::: GIVEN MATERIAL :::

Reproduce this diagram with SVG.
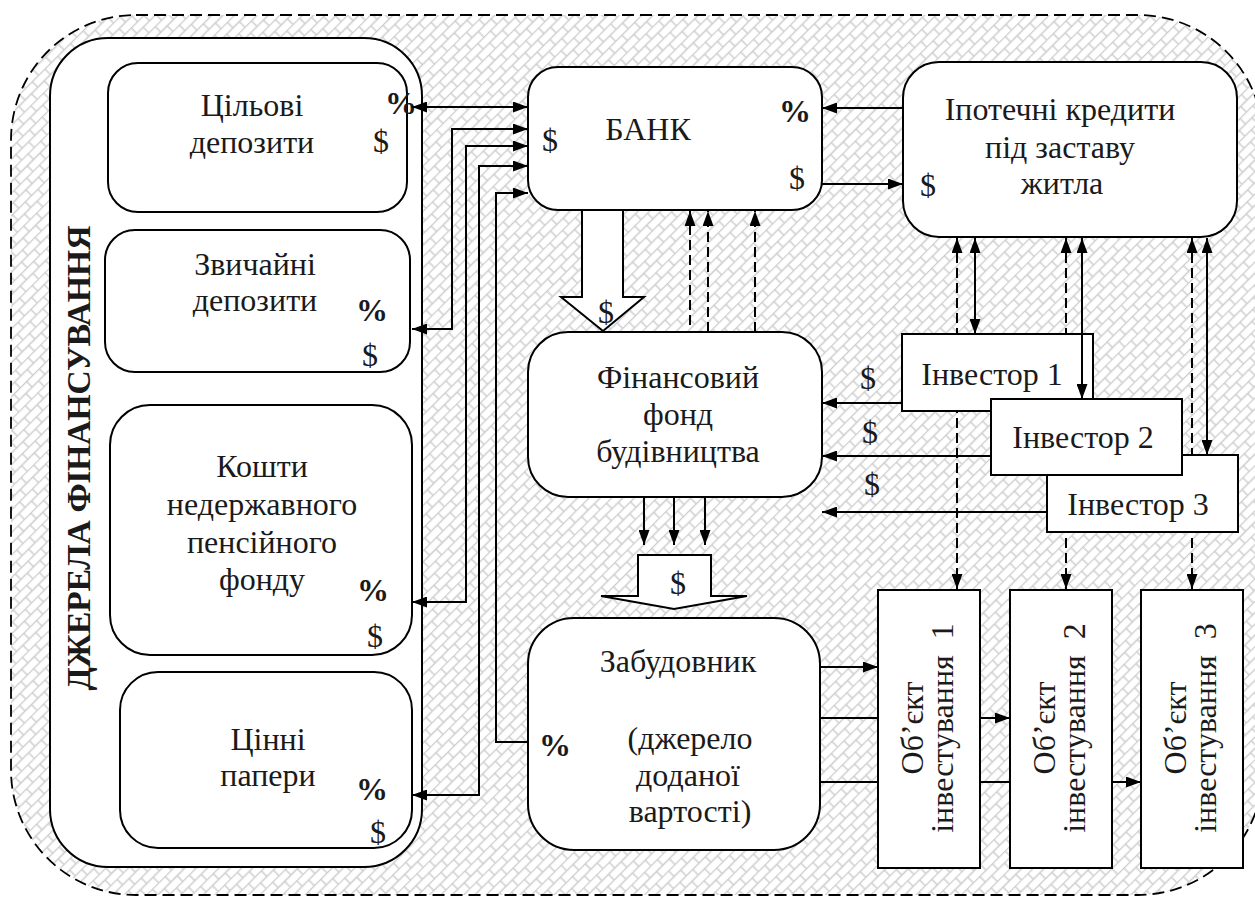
<svg xmlns="http://www.w3.org/2000/svg" width="1255" height="899" viewBox="0 0 1255 899">
<defs>
<pattern id="brick" width="18" height="16" patternUnits="userSpaceOnUse" patternTransform="rotate(-45)">
<rect width="18" height="16" fill="#ffffff"/>
<path d="M0,0.5H18M0,8.5H18M1,0.5V8.5M10,8.5V16.5" stroke="#cdcdcd" stroke-width="1.4" fill="none"/>
</pattern>
<marker id="ah" viewBox="0 0 15 11" markerWidth="15" markerHeight="11" refX="15" refY="5.5" orient="auto-start-reverse" markerUnits="userSpaceOnUse">
<path d="M0,0L15,5.5L0,11z" fill="#000"/>
</marker>
<style>
.box{fill:#fff;stroke:#000;stroke-width:2}
.t{font-family:'Liberation Serif','DejaVu Serif',serif;font-size:32px;fill:#1a1a1a;text-anchor:middle}
.b{font-weight:bold}
.ln{fill:none;stroke:#000;stroke-width:2}
.dl{fill:none;stroke:#000;stroke-width:2;stroke-dasharray:10,5}
.a{marker-end:url(#ah)}
.aa{marker-start:url(#ah);marker-end:url(#ah)}
.hollow{fill:#fff;stroke:#000;stroke-width:2}
</style>
</defs>

<rect id="background" x="11" y="15" width="1252" height="880" rx="125" fill="url(#brick)" stroke="#000" stroke-width="1.8" stroke-dasharray="12,6"/>

<g id="sources">
<rect class="box" x="50" y="38" width="372" height="829" rx="58"/>
<text class="t b" transform="translate(90,458) rotate(-90)" textLength="465" lengthAdjust="spacing" style="font-size:34px">ДЖЕРЕЛА  ФІНАНСУВАННЯ</text>
</g>

<g id="target-deposits">
<rect class="box" x="108" y="63" width="299" height="149" rx="30"/>
<text class="t" x="252" y="116">Цільові</text>
<text class="t" x="252" y="153">депозити</text>
<text class="t b" x="401" y="114">%</text>
<text class="t" x="381" y="152">$</text>
</g>

<g id="ordinary-deposits">
<rect class="box" x="105" y="230" width="305" height="142" rx="30"/>
<text class="t" x="255" y="275">Звичайні</text>
<text class="t" x="255" y="311">депозити</text>
<text class="t b" x="372" y="321">%</text>
<text class="t" x="370" y="366">$</text>
</g>

<g id="pension-fund">
<rect class="box" x="110" y="405" width="302" height="250" rx="40"/>
<text class="t" x="262" y="477">Кошти</text>
<text class="t" x="262" y="515">недержавного</text>
<text class="t" x="262" y="553">пенсійного</text>
<text class="t" x="262" y="590">фонду</text>
<text class="t b" x="373" y="601">%</text>
<text class="t" x="375" y="647">$</text>
</g>

<g id="securities">
<rect class="box" x="120" y="672" width="292" height="176" rx="38"/>
<text class="t" x="268" y="750">Цінні</text>
<text class="t" x="268" y="786">папери</text>
<text class="t b" x="372" y="800">%</text>
<text class="t" x="378" y="843">$</text>
</g>

<g id="bank">
<rect class="box" x="528" y="67" width="294" height="143" rx="30"/>
<text class="t" x="648" y="140">БАНК</text>
<text class="t b" x="795" y="122">%</text>
<text class="t" x="550" y="151">$</text>
<text class="t" x="797" y="189">$</text>
</g>

<g id="mortgage">
<rect class="box" x="903" y="62" width="334" height="175" rx="36"/>
<text class="t" x="1060" y="120">Іпотечні кредити</text>
<text class="t" x="1060" y="158">під заставу</text>
<text class="t" x="1062" y="194">житла</text>
<text class="t" x="928" y="196">$</text>
</g>

<g id="construction-fund">
<rect class="box" x="528" y="332" width="294" height="165" rx="40"/>
<text class="t" x="678" y="388">Фінансовий</text>
<text class="t" x="678" y="425">фонд</text>
<text class="t" x="678" y="462">будівництва</text>
</g>

<g id="developer">
<rect class="box" x="528" y="618" width="292" height="232" rx="46"/>
<text class="t" x="678" y="672">Забудовник</text>
<text class="t" x="690" y="749">(джерело</text>
<text class="t" x="688" y="786">доданої</text>
<text class="t" x="690" y="822">вартості)</text>
<text class="t b" x="555" y="756">%</text>
</g>

<g id="connectors">
<line class="ln a" x1="903" y1="108" x2="822" y2="108"/>
<line class="ln a" x1="822" y1="184" x2="903" y2="184"/>
<line class="ln aa" x1="412" y1="107" x2="528" y2="107"/>
<polyline class="ln aa" points="412,329 452,329 452,129 528,129"/>
<polyline class="ln aa" points="412,602 466,602 466,146 528,146"/>
<polyline class="ln aa" points="412,795 479,795 479,166 528,166"/>
<polyline class="ln a" points="528,742 496,742 496,193 528,193"/>
<polygon class="hollow" points="582,210 623,210 623,297 644,297 603,331 561,297 582,297"/>
<text class="t" x="606" y="323">$</text>
<line class="dl a" x1="690" y1="325" x2="690" y2="211"/>
<line class="dl a" x1="708" y1="332" x2="708" y2="211"/>
<line class="dl a" x1="755" y1="332" x2="755" y2="211"/>
<line class="ln a" x1="644" y1="497" x2="644" y2="545"/>
<line class="ln a" x1="674" y1="497" x2="674" y2="545"/>
<line class="ln a" x1="705" y1="497" x2="705" y2="545"/>
<polygon class="hollow" points="638,555 711,555 711,596 747,596 674,609 601,596 638,596"/>
<text class="t" x="678" y="594">$</text>
<line class="dl aa" x1="957" y1="238" x2="957" y2="589"/>
<line class="dl aa" x1="1066" y1="238" x2="1066" y2="589"/>
<line class="dl aa" x1="1192" y1="238" x2="1192" y2="589"/>
<line class="ln a" x1="902" y1="403" x2="822" y2="403"/>
<line class="ln a" x1="991" y1="456" x2="822" y2="456"/>
<line class="ln a" x1="1047" y1="512" x2="822" y2="512"/>
<text class="t" x="868" y="389">$</text>
<text class="t" x="870" y="443">$</text>
<text class="t" x="872" y="495">$</text>
<line class="ln a" x1="820" y1="667" x2="878" y2="667"/>
<line class="ln a" x1="820" y1="718" x2="1010" y2="718"/>
<line class="ln a" x1="820" y1="782" x2="1141" y2="782"/>
</g>

<g id="investor-1">
<rect class="box" x="902" y="334" width="191" height="77"/>
<text class="t" x="992" y="385">Інвестор 1</text>
</g>
<g id="investor-3">
<rect class="box" x="1047" y="455" width="191" height="77"/>
<text class="t" x="1138" y="515">Інвестор 3</text>
</g>
<g id="investor-links">
<line class="ln aa" x1="975" y1="238" x2="975" y2="334"/>
<line class="ln aa" x1="1082" y1="238" x2="1082" y2="399"/>
<line class="ln aa" x1="1207" y1="238" x2="1207" y2="455"/>
</g>
<g id="investor-2">
<rect class="box" x="991" y="399" width="191" height="76"/>
<text class="t" x="1083" y="448">Інвестор 2</text>
</g>

<g id="object-1">
<rect class="box" x="878" y="590" width="102" height="278"/>
<text class="t" transform="translate(923,728) rotate(-90)">Об’єкт</text>
<text class="t" transform="translate(953,728) rotate(-90)" style="white-space:pre">інвестування  1</text>
</g>
<g id="object-2">
<rect class="box" x="1010" y="590" width="102" height="278"/>
<text class="t" transform="translate(1055,728) rotate(-90)">Об’єкт</text>
<text class="t" transform="translate(1085,728) rotate(-90)" style="white-space:pre">інвестування  2</text>
</g>
<g id="object-3">
<rect class="box" x="1141" y="590" width="102" height="278"/>
<text class="t" transform="translate(1186,728) rotate(-90)">Об’єкт</text>
<text class="t" transform="translate(1216,728) rotate(-90)" style="white-space:pre">інвестування  3</text>
</g>
</svg>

:::

== OBJECTIVE ==
Reproduce the material above in full and without alteration, but skip all pictures.

== FINAL RESULT ==
Reproduce this diagram with SVG.
<svg xmlns="http://www.w3.org/2000/svg" width="1255" height="899" viewBox="0 0 1255 899">
<defs>
<pattern id="brick" width="18" height="16" patternUnits="userSpaceOnUse" patternTransform="rotate(-45)">
<rect width="18" height="16" fill="#ffffff"/>
<path d="M0,0.5H18M0,8.5H18M1,0.5V8.5M10,8.5V16.5" stroke="#cdcdcd" stroke-width="1.4" fill="none"/>
</pattern>
<marker id="ah" viewBox="0 0 15 11" markerWidth="15" markerHeight="11" refX="15" refY="5.5" orient="auto-start-reverse" markerUnits="userSpaceOnUse">
<path d="M0,0L15,5.5L0,11z" fill="#000"/>
</marker>
<style>
.box{fill:#fff;stroke:#000;stroke-width:2}
.t{font-family:'Liberation Serif','DejaVu Serif',serif;font-size:32px;fill:#1a1a1a;text-anchor:middle}
.b{font-weight:bold}
.ln{fill:none;stroke:#000;stroke-width:2}
.dl{fill:none;stroke:#000;stroke-width:2;stroke-dasharray:10,5}
.a{marker-end:url(#ah)}
.aa{marker-start:url(#ah);marker-end:url(#ah)}
.hollow{fill:#fff;stroke:#000;stroke-width:2}
</style>
</defs>

<rect id="background" x="11" y="15" width="1252" height="880" rx="125" fill="url(#brick)" stroke="#000" stroke-width="1.8" stroke-dasharray="12,6"/>

<g id="sources">
<rect class="box" x="50" y="38" width="372" height="829" rx="58"/>
<text class="t b" transform="translate(90,458) rotate(-90)" textLength="465" lengthAdjust="spacing" style="font-size:34px">ДЖЕРЕЛА  ФІНАНСУВАННЯ</text>
</g>

<g id="target-deposits">
<rect class="box" x="108" y="63" width="299" height="149" rx="30"/>
<text class="t" x="252" y="116">Цільові</text>
<text class="t" x="252" y="153">депозити</text>
<text class="t b" x="401" y="114">%</text>
<text class="t" x="381" y="152">$</text>
</g>

<g id="ordinary-deposits">
<rect class="box" x="105" y="230" width="305" height="142" rx="30"/>
<text class="t" x="255" y="275">Звичайні</text>
<text class="t" x="255" y="311">депозити</text>
<text class="t b" x="372" y="321">%</text>
<text class="t" x="370" y="366">$</text>
</g>

<g id="pension-fund">
<rect class="box" x="110" y="405" width="302" height="250" rx="40"/>
<text class="t" x="262" y="477">Кошти</text>
<text class="t" x="262" y="515">недержавного</text>
<text class="t" x="262" y="553">пенсійного</text>
<text class="t" x="262" y="590">фонду</text>
<text class="t b" x="373" y="601">%</text>
<text class="t" x="375" y="647">$</text>
</g>

<g id="securities">
<rect class="box" x="120" y="672" width="292" height="176" rx="38"/>
<text class="t" x="268" y="750">Цінні</text>
<text class="t" x="268" y="786">папери</text>
<text class="t b" x="372" y="800">%</text>
<text class="t" x="378" y="843">$</text>
</g>

<g id="bank">
<rect class="box" x="528" y="67" width="294" height="143" rx="30"/>
<text class="t" x="648" y="140">БАНК</text>
<text class="t b" x="795" y="122">%</text>
<text class="t" x="550" y="151">$</text>
<text class="t" x="797" y="189">$</text>
</g>

<g id="mortgage">
<rect class="box" x="903" y="62" width="334" height="175" rx="36"/>
<text class="t" x="1060" y="120">Іпотечні кредити</text>
<text class="t" x="1060" y="158">під заставу</text>
<text class="t" x="1062" y="194">житла</text>
<text class="t" x="928" y="196">$</text>
</g>

<g id="construction-fund">
<rect class="box" x="528" y="332" width="294" height="165" rx="40"/>
<text class="t" x="678" y="388">Фінансовий</text>
<text class="t" x="678" y="425">фонд</text>
<text class="t" x="678" y="462">будівництва</text>
</g>

<g id="developer">
<rect class="box" x="528" y="618" width="292" height="232" rx="46"/>
<text class="t" x="678" y="672">Забудовник</text>
<text class="t" x="690" y="749">(джерело</text>
<text class="t" x="688" y="786">доданої</text>
<text class="t" x="690" y="822">вартості)</text>
<text class="t b" x="555" y="756">%</text>
</g>

<g id="connectors">
<line class="ln a" x1="903" y1="108" x2="822" y2="108"/>
<line class="ln a" x1="822" y1="184" x2="903" y2="184"/>
<line class="ln aa" x1="412" y1="107" x2="528" y2="107"/>
<polyline class="ln aa" points="412,329 452,329 452,129 528,129"/>
<polyline class="ln aa" points="412,602 466,602 466,146 528,146"/>
<polyline class="ln aa" points="412,795 479,795 479,166 528,166"/>
<polyline class="ln a" points="528,742 496,742 496,193 528,193"/>
<polygon class="hollow" points="582,210 623,210 623,297 644,297 603,331 561,297 582,297"/>
<text class="t" x="606" y="323">$</text>
<line class="dl a" x1="690" y1="325" x2="690" y2="211"/>
<line class="dl a" x1="708" y1="332" x2="708" y2="211"/>
<line class="dl a" x1="755" y1="332" x2="755" y2="211"/>
<line class="ln a" x1="644" y1="497" x2="644" y2="545"/>
<line class="ln a" x1="674" y1="497" x2="674" y2="545"/>
<line class="ln a" x1="705" y1="497" x2="705" y2="545"/>
<polygon class="hollow" points="638,555 711,555 711,596 747,596 674,609 601,596 638,596"/>
<text class="t" x="678" y="594">$</text>
<line class="dl aa" x1="957" y1="238" x2="957" y2="589"/>
<line class="dl aa" x1="1066" y1="238" x2="1066" y2="589"/>
<line class="dl aa" x1="1192" y1="238" x2="1192" y2="589"/>
<line class="ln a" x1="902" y1="403" x2="822" y2="403"/>
<line class="ln a" x1="991" y1="456" x2="822" y2="456"/>
<line class="ln a" x1="1047" y1="512" x2="822" y2="512"/>
<text class="t" x="868" y="389">$</text>
<text class="t" x="870" y="443">$</text>
<text class="t" x="872" y="495">$</text>
<line class="ln a" x1="820" y1="667" x2="878" y2="667"/>
<line class="ln a" x1="820" y1="718" x2="1010" y2="718"/>
<line class="ln a" x1="820" y1="782" x2="1141" y2="782"/>
</g>

<g id="investor-1">
<rect class="box" x="902" y="334" width="191" height="77"/>
<text class="t" x="992" y="385">Інвестор 1</text>
</g>
<g id="investor-3">
<rect class="box" x="1047" y="455" width="191" height="77"/>
<text class="t" x="1138" y="515">Інвестор 3</text>
</g>
<g id="investor-links">
<line class="ln aa" x1="975" y1="238" x2="975" y2="334"/>
<line class="ln aa" x1="1082" y1="238" x2="1082" y2="399"/>
<line class="ln aa" x1="1207" y1="238" x2="1207" y2="455"/>
</g>
<g id="investor-2">
<rect class="box" x="991" y="399" width="191" height="76"/>
<text class="t" x="1083" y="448">Інвестор 2</text>
</g>

<g id="object-1">
<rect class="box" x="878" y="590" width="102" height="278"/>
<text class="t" transform="translate(923,728) rotate(-90)">Об’єкт</text>
<text class="t" transform="translate(953,728) rotate(-90)" style="white-space:pre">інвестування  1</text>
</g>
<g id="object-2">
<rect class="box" x="1010" y="590" width="102" height="278"/>
<text class="t" transform="translate(1055,728) rotate(-90)">Об’єкт</text>
<text class="t" transform="translate(1085,728) rotate(-90)" style="white-space:pre">інвестування  2</text>
</g>
<g id="object-3">
<rect class="box" x="1141" y="590" width="102" height="278"/>
<text class="t" transform="translate(1186,728) rotate(-90)">Об’єкт</text>
<text class="t" transform="translate(1216,728) rotate(-90)" style="white-space:pre">інвестування  3</text>
</g>
</svg>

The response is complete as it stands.